The survey revealed the majority of respondents are concerned significant resource investment will be needed to sustain price transparency and indicated there is widespread confusion regarding the expectations and needs required by the regulations. More than half of survey respondents said they were concerned the implementation and build-out of price transparency systems would continue to eat up valuable resources.

One unnamed vice president of a revenue cycle noted meeting the requirements has added "significantly" to the cost of healthcare. There were also two main technical sticking points regarding the regulation in its current form, one of which requires healthcare systems to produce pricing information files as machine-readable, and the other concerns the regulation's requirement that providers publish a master list of rates online.

Hospitals are turning to third-party solution providers, among them Experian Health, Vitalware and nThrive, to help satisfy price transparency requirements. Among vendors who also provided EMR services, Epic was mentioned far more often than Cerner.

While survey respondents appeared less satisfied overall with price transparency solutions offered by EMR providers, the results indicated hospitals would switch over the EMR-provided solutions in the future as part of a drive toward vendor consolidation.  

WHAT'S THE IMPACT?

In a federal price transparency rule that took effect January 1, 2021, hospitals were tasked with posting all their prices online in clear, easily accessible formats.
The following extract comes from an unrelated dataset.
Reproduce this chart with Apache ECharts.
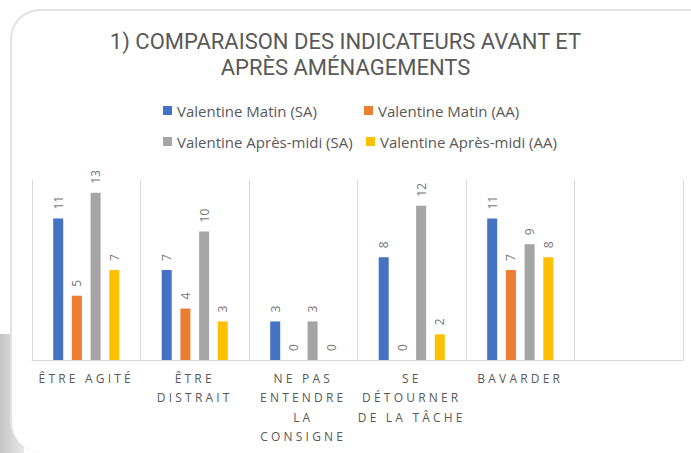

The survey indicated that hospitals are generally in favor of such regulations as a step towards the consumerization of healthcare.

Concerns over price accuracy and whether patients would fully understand the complexities of procedure costs were augmented by fears from smaller hospitals that consumers would be lured to larger healthcare organizations that, by virtue of their size, could offer lower rates.

More requirements will go into effect starting on January 1, 2023, and January 1, 2024, which will provide additional access to pricing information and ostensibly enhance consumers' ability to shop for the healthcare that best meets their needs.

THE LARGER TREND

A February survey found just 14.3% of 1,000 hospitals are compliant with the price transparency rule, and just two of the 361 hospitals owned by these three hospital systems were compliant with the rule.

The results were in line with earlier findings, published in June 2021 in the Journal of the American Medical Association and the American Journal of Managed Care, showing that most hospitals are not compliant with the price transparency rule.

The penalty for noncompliance is a maximum of $300 per day, but the study in JAMA said that the cost of disclosure of negotiated rates could be greater than any fines.

ON THE RECORD

"Like everybody else, we are reactive, and we do what we can. But we are hesitant to do more than what is expected or written because the price transparency rules may change," said one anonymous business office director quoted in the report. "We don't want to invest in technology or third-party vendors that are ill prepared for changes."